President Donald Trump’s new $1 trillion infrastructure plan could create one million jobs, according to a recent analysis from the Penn Wharton Budget Model.
The infrastructure plan, which is still under construction by the Department of Transportation, would fund typical infrastructure projects such as roadways or bridges. But it is also expected to include projects that expand rural broadband and 5G wireless and even upgrade water systems. The federal aid would also help state and local governments make up for recent infrastructure budget cuts stemming from the COVID-19 pandemic.

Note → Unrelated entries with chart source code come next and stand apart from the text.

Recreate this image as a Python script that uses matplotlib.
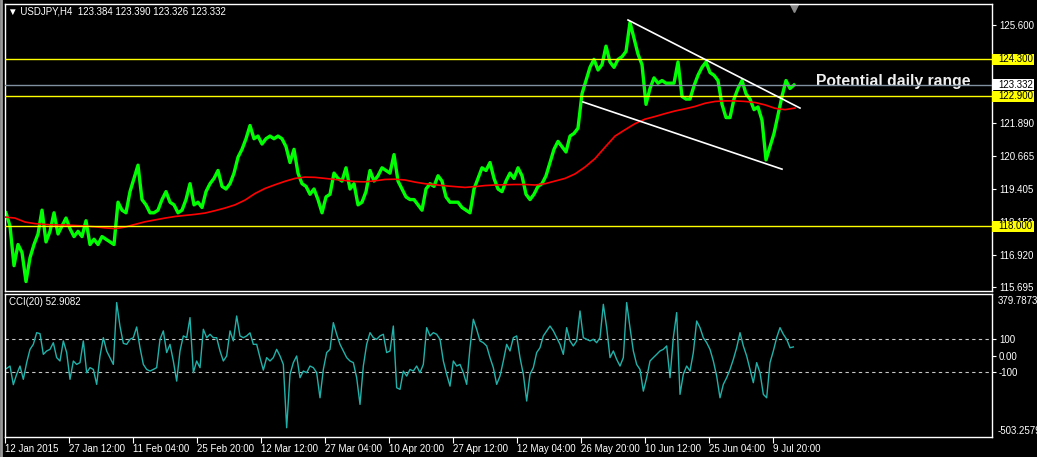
import numpy as np
import matplotlib
matplotlib.use("Agg")
import matplotlib.pyplot as plt
from matplotlib.transforms import blended_transform_factory
from matplotlib.lines import Line2D
from matplotlib.patches import Rectangle

W, H = 1037, 457
plt.rcParams['font.family'] = ['Liberation Sans', 'DejaVu Sans']

# ---- data: x is the bar number of the H4 chart (first bar = 6) ----
close_step = 4
close = [
    118.5, 118.0, 116.5, 117.3, 117.0, 115.9, 116.8, 117.3, 117.7, 118.6,
    117.4, 117.8, 118.5, 117.7, 118.0, 118.3, 117.9, 117.6, 117.8, 117.6,
    118.2, 117.3, 117.5, 117.3, 117.6, 117.5, 117.4, 117.3, 118.9, 118.6,
    118.5, 119.3, 119.8, 120.3, 119.0, 118.8, 118.5, 118.5, 118.6, 119.0,
    119.3, 118.9, 118.8, 118.5, 118.6, 119.0, 119.6, 118.8, 118.9, 118.7,
    119.3, 119.6, 119.8, 120.1, 119.5, 119.4, 119.6, 120.0, 120.6, 120.9,
    121.3, 121.8, 121.3, 121.4, 121.1, 121.3, 121.4, 121.3, 121.4, 121.3,
    121.0, 120.4, 120.9, 120.0, 119.6, 119.5, 119.2, 119.4, 119.0, 118.5,
    119.1, 119.2, 120.0, 119.8, 119.7, 120.2, 119.4, 119.6, 118.8, 118.9,
    119.3, 120.1, 119.7, 119.9, 120.2, 120.1, 120.0, 120.7, 119.7, 119.4,
    119.1, 119.0, 119.0, 118.8, 118.6, 119.4, 119.6, 119.5, 119.9, 119.7,
    119.1, 118.9, 118.9, 118.9, 118.7, 118.6, 118.5, 119.4, 119.8, 120.2,
    120.1, 120.4, 119.8, 119.4, 119.3, 119.7, 120.0, 119.8, 120.2, 119.9,
    119.2, 119.0, 119.2, 119.5, 119.6, 119.9, 120.4, 120.9, 121.2, 121.0,
    120.8, 121.4, 121.5, 121.7, 123.0, 123.5, 124.0, 124.3, 123.9, 124.1,
    124.8, 124.2, 124.0, 124.3, 124.4, 124.6, 125.7, 125.1, 124.5, 124.1,
    122.6, 123.2, 123.6, 123.4, 123.5, 123.4, 123.4, 123.4, 124.2, 122.9,
    122.8, 122.8, 123.3, 123.7, 124.0, 124.2, 123.8, 123.7, 123.5, 122.6,
    122.1, 122.1, 122.8, 123.2, 123.5, 123.0, 122.8, 122.4, 122.5, 122.0,
    120.5, 121.0, 121.5, 122.2, 122.9, 123.5, 123.2, 123.33,
]

ma_first, ma_step = 5, 10
ma = [
    118.34, 118.30, 118.15, 118.09, 118.06, 118.04, 118.04, 118.02, 118.00, 117.97,
    117.93, 117.90, 117.96, 118.06, 118.16, 118.23, 118.30, 118.36, 118.40, 118.44,
    118.49, 118.58, 118.68, 118.80, 118.98, 119.23, 119.42, 119.56, 119.69, 119.80,
    119.85, 119.84, 119.80, 119.76, 119.72, 119.68, 119.67, 119.71, 119.76, 119.77,
    119.74, 119.66, 119.60, 119.56, 119.52, 119.49, 119.46, 119.49, 119.53, 119.55,
    119.56, 119.57, 119.57, 119.55, 119.60, 119.70, 119.80, 119.97, 120.23, 120.55,
    120.98, 121.40, 121.64, 121.87, 122.04, 122.14, 122.25, 122.35, 122.43, 122.52,
    122.64, 122.71, 122.73, 122.73, 122.71, 122.67, 122.58, 122.45, 122.40, 122.46,
]

cci_first, cci_step = 20 / 3, 10 / 3
cci = [
    -80, -65, -180, -116, -65, -147, -44, 38, 69, 141,
    135, 7, 28, 38, 79, -13, -34, 90, 18, -147,
    -34, -55, -44, 90, -106, -75, -86, -178, -3, 110,
    28, -13, -55, 327, 180, 75, 69, 100, 110, 176,
    48, -55, -86, -96, -86, -75, 100, 152, 18, 69,
    -34, -158, 28, 121, 110, 234, -106, -34, -75, 162,
    110, 131, 110, 110, 28, -34, -3, 152, 90, 244,
    121, 110, 121, 140, 69, 69, -13, -90, -13, -34,
    -13, 38, -3, -55, -446, -116, -44, -3, -137, -96,
    -106, -65, -75, -106, -261, -86, 18, 38, 203, 131,
    69, 28, -13, -34, -44, -137, -302, -65, 69, 141,
    110, 100, 121, 131, 18, 28, 182, -199,
    -209, -96, -127, -86, -96, -65, -106, -55, 172, 121,
    141, 131, 100, -34, -116, -189, -34, -65, -55, -106,
    -178, 48, 224, 162, 90, 79, 59, -13, -75, -178,
    -127, -34, 69, 28, 110, 121, -13, -116, -281, -116,
    -75, 18, 48, 121, 152, 182, 152, 110, 69, 7,
    172, 90, 59, 90, 275, 110, 100, 90, 100, 79,
    110, 316, 172, -13, 28, -24, -65, -13, 327, 172,
    28, -55, -86, -220, -137, -34, -13, 7, 28, 38,
    59, -137, 110, 265, -240, -116, -65, -96, 18, 213,
    172, 110, 79, 38, -34, -127, -261, -178, -137, -86,
    -24, 48, 141, 59, -3, -86, -168, -44, -106, -240,
    -261, -44, 28, 110, 172, 131, 100, 48, 52.9082,
]

levels = [124.300, 122.900, 118.000]
bid = 123.332
trend_upper = ([628, 800], [125.79, 122.46])
trend_lower = ([583, 782], [122.69, 120.15])

price_ticks = [125.600, 121.890, 120.665, 119.405, 118.150, 116.920, 115.695]
cci_ticks = [100, 0, -100]
cci_tick_labels = ['100', '0.00', '-100']
cci_max, cci_min = 379.7873, -503.2579

date_labels = ['12 Jan 2015', '27 Jan 12:00', '11 Feb 04:00', '25 Feb 20:00',
               '12 Mar 12:00', '27 Mar 04:00', '10 Apr 20:00', '27 Apr 12:00',
               '12 May 04:00', '26 May 20:00', '10 Jun 12:00', '25 Jun 04:00',
               '9 Jul 20:00']
date_first, date_every = 5, 64

close_x = 6 + close_step * np.arange(len(close))
ma_x = ma_first + ma_step * np.arange(len(ma))
cci_x = cci_first + cci_step * np.arange(len(cci))
date_x = date_first + date_every * np.arange(len(date_labels))

# ---- figure ----
fig = plt.figure(figsize=(W / 100, H / 100), dpi=100, facecolor='black')
ax = fig.add_axes([5 / W, 1 - 291 / H, 987 / W, 287 / H], facecolor='black')
axc = fig.add_axes([5 / W, 1 - 437 / H, 987 / W, 143 / H], facecolor='black')
fig.add_artist(Line2D([1 / W, 1 / W], [0, 1], color='#9a9a9a', lw=2))

for a in (ax, axc):
    a.set_xlim(5, 992)
    for s in a.spines.values():
        s.set_color('white')
        s.set_linewidth(1)
    a.yaxis.tick_right()
    a.tick_params(axis='y', colors='white', length=3, width=0.8, pad=2,
                  labelsize=7)

# main price window
ax.set_ylim(115.543, 126.394)
ax.set_xticks([])
ax.set_yticks(price_ticks, [f'{v:.3f}' for v in price_ticks])

ax.plot(close_x, close, color='#00ff00', lw=2.4, zorder=2)
ax.plot(ma_x, ma, color='#ff0000', lw=1.2, zorder=3)
for lv in levels:
    ax.axhline(lv, color='#ffff00', lw=1, zorder=4)
ax.axhline(bid, color='#8190a0', lw=1, zorder=4)
ax.plot(*trend_upper, color='white', lw=1.2, zorder=5)
ax.plot(*trend_lower, color='white', lw=1.2, zorder=5)

# value boxes on the price scale
px = (ax.get_ylim()[1] - ax.get_ylim()[0]) / 287   # price per pixel
box_tr = blended_transform_factory(ax.transAxes, ax.transData)
for lv, fc in [(levels[0], '#ffff00'), (levels[1], '#ffff00'),
               (levels[2], '#ffff00'), (bid, 'white')]:
    ax.add_patch(Rectangle((1.0, lv - 5.5 * px), 42 / 987, 11 * px,
                           transform=box_tr, fc=fc, ec='none',
                           clip_on=False, zorder=6))
    ax.text(998, lv, f'{lv:.3f}', fontsize=7, color='black', ha='left',
            va='center', clip_on=False, zorder=7)

ax.text(816, 123.48, 'Potential daily range', fontsize=11.3,
        fontweight='bold', color='#f0f0f0', ha='left', va='center')
ax.text(3 / 987, 1 - 8 / 287, '\u25bc USDJPY,H4  123.384 123.390 123.326 123.332',
        transform=ax.transAxes, fontsize=7, color='white', ha='left',
        va='center')
ax.plot([close_x[-1]], [0.985], marker='v', ms=6, color='#8a8a8a',
        transform=blended_transform_factory(ax.transData, ax.transAxes),
        clip_on=False)

# CCI window
axc.set_ylim(cci_min, cci_max)
axc.set_yticks(cci_ticks, cci_tick_labels)
for lv in (100, -100):
    axc.axhline(lv, color='#c8c8c8', lw=0.8, ls=(0, (3, 3)))
axc.plot(cci_x, cci, color='#20b2aa', lw=1)
tr = blended_transform_factory(axc.transData, axc.transAxes)
axc.text(998, 1 - 7 / 143, f'{cci_max:.4f}', transform=tr, fontsize=7,
         color='white', ha='left', va='center', clip_on=False)
axc.text(998, 6 / 143, f'{cci_min:.4f}', transform=tr, fontsize=7,
         color='white', ha='left', va='center', clip_on=False)
axc.text(4 / 987, 1 - 8 / 143, 'CCI(20) 52.9082', transform=axc.transAxes,
         fontsize=7, color='white', ha='left', va='center')

axc.set_xticks(date_x, date_labels)
axc.tick_params(axis='x', colors='white', length=4, width=0.8, pad=1,
                labelsize=7)
for lbl in axc.get_xticklabels():
    lbl.set_ha('left')

fig.savefig('out.png', dpi=100, facecolor='black')
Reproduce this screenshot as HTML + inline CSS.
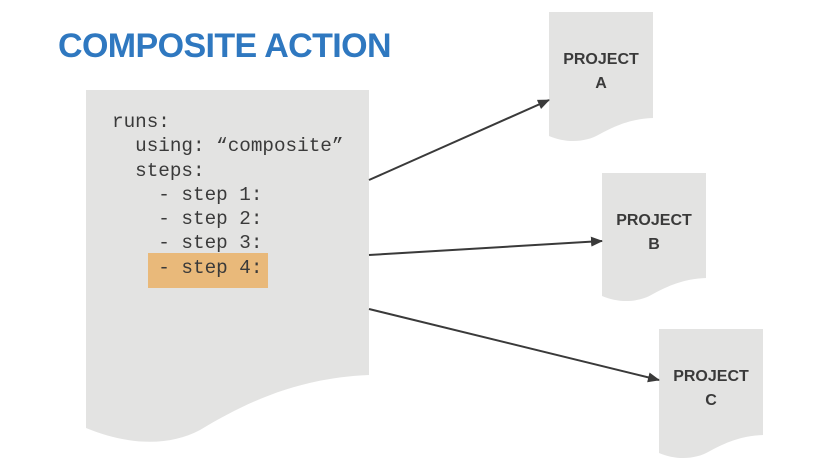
<!DOCTYPE html>
<html><head><style>
body{margin:0;width:822px;height:471px;background:#fff;overflow:hidden;position:relative;font-family:"Liberation Sans",sans-serif}
.t{position:absolute;left:58px;top:27px;font-size:34px;font-weight:bold;color:#2f78c0;letter-spacing:-0.6px}
.code{position:absolute;left:112px;top:110px;font-family:"Liberation Mono",monospace;font-size:19.3px;line-height:24.3px;color:#3a3a3a;white-space:pre}
.lbl{position:absolute;width:104px;text-align:center;font-weight:bold;font-size:16px;line-height:24px;color:#3a3a3a}
</style></head><body>
<svg width="822" height="471" style="position:absolute;left:0;top:0">
<defs><marker id="ar" markerWidth="12" markerHeight="10" refX="11" refY="5" orient="auto" markerUnits="userSpaceOnUse"><path d="M0,0 L12,5 L0,10 Z" fill="#3a3a3a"/></marker></defs>
<path d="M86,90 H369 V375 C300,378 250,400 200,430 C170,446 130,446 86,428 Z" fill="#e3e3e2"/>
<rect x="148" y="253" width="120" height="35" fill="#e9b97a"/>
<path d="M549,12 H653 V118 C630,119 615,126 600,134 C585,143 565,143 549,136 Z" fill="#e3e3e2"/>
<path d="M602,173 H706 V278 C683,279 668,286 653,294 C638,303 618,303 602,296 Z" fill="#e3e3e2"/>
<path d="M659,329 H763 V435 C740,436 725,443 710,451 C695,460 675,460 659,453 Z" fill="#e3e3e2"/>
<g stroke="#3a3a3a" stroke-width="2" marker-end="url(#ar)">
<line x1="369" y1="180" x2="549" y2="100"/>
<line x1="369" y1="255" x2="602" y2="241"/>
<line x1="369" y1="309" x2="659" y2="380"/>
</g>
</svg>
<div class="t">COMPOSITE ACTION</div>
<div class="code">runs:
  using: “composite”
  steps:
    - step 1:
    - step 2:
    - step 3:
    - step 4:</div>
<div class="lbl" style="left:549px;top:48px">PROJECT<br>A</div>
<div class="lbl" style="left:602px;top:209px">PROJECT<br>B</div>
<div class="lbl" style="left:659px;top:365px">PROJECT<br>C</div>
</body></html>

“Federal infrastructure aid has a very different effect in these economic times,” says Jon Huntley, a senior economist for the Penn Wharton Budget Model who performed the analysis. “It’s going to allow the state to continue to employ that person who otherwise would not be employed.”
Since the start of the pandemic, more than 42.6 million Americans have filed for unemployment. Earlier this month, a group of economists declared that the United States entered a recession in February, when initial layoffs began.
The Wharton program analyses the financial implications of public policies. Huntley’s prediction that the new infrastructure plan could create a little more than a million new jobs — a rough estimate based on a previous Wharton analysis of the CARES Act — might seem like only a drop in the bucket at a time of record unemployment.
But Guy Ciarrocchi, president and CEO of the Chester County Chamber of Business and Industry, argues that the plan would have long-lasting effects beyond short-term job creation. “They’re really jobs that are needed, but they’re jobs that have a multiplier effect,” he said. “They improve people’s quality of life and opportunity and access to information.”
Chester County and surrounding areas also need funding for basic upkeep of roads and transportation systems, especially once more businesses and offices start to reopen. As more people start to drive again after months of lower traffic, Ciarrocchi worries that road damage will intensify.
Ciarrocchi also believes that expanded broadband might be the most significant of the infrastructure projects. Pennsylvania’s economy ranked 44th out of all 50 states in 2019 for growth, jobs and the business environment. And Ciarrocchi attributes some of this shortfall to the lack of internet availability in poor or rural areas. The limited access to internet “is a disincentive for businesses to stay here,” he said.
Both Huntley and Ciarrocchi note that water and storm system maintenance is also in dire need of funding.
Susan Hardwick, the executive vice president and chief financial officer of American Water, agrees. The American Water Works Association estimates that $1 trillion will be needed over the next 17 years to improve and safeguard water infrastructure.
“Now more than ever, public health, economic development, manufacturing, commerce, and much more are dependent on clean and reliable water,” Hardwick wrote in an email.
Hardwick, like Ciarrocchi, says investing in infrastructure can create jobs outside of the water industry. Referring to a 2017 report from the U.S. Water Alliance, she wrote that “for every $1 million invested in water infrastructure, it is estimated that upwards of 15 jobs are generated throughout the economy.” Some of those jobs are in the design and construction of water infrastructure, but Hardwick thinks that others will come indirectly from continued spending after initial investments.
This kind of job creation will be one of the big short-term benefits of the infrastructure plan, as Huntley states in his analysis. But the key to reaping all of those benefits, he argues, is timing. The longer the plan takes to start, the less useful it will be in creating jobs and increasing revenue.
News of Trump’s plan comes right as the Democratic-controlled House prepares its own $1.5 trillion infrastructure package. That package will provide aid for infrastructure involving roads, housing, water, education, and broadband with an emphasis on green policy. Speaker Nancy Pelosi has said she expects to pass the package in the House before July Fourth.
Speed is critical, Huntley said. “To the extent that the administration wants this plan to help people stay employed and stay in their homes and be able to continue to buy necessities, it’s important they move quickly.”
That means Huntley’s rosy estimations of a $720 billion GDP and a little more than a million new jobs start to fall as the economy returns to normal.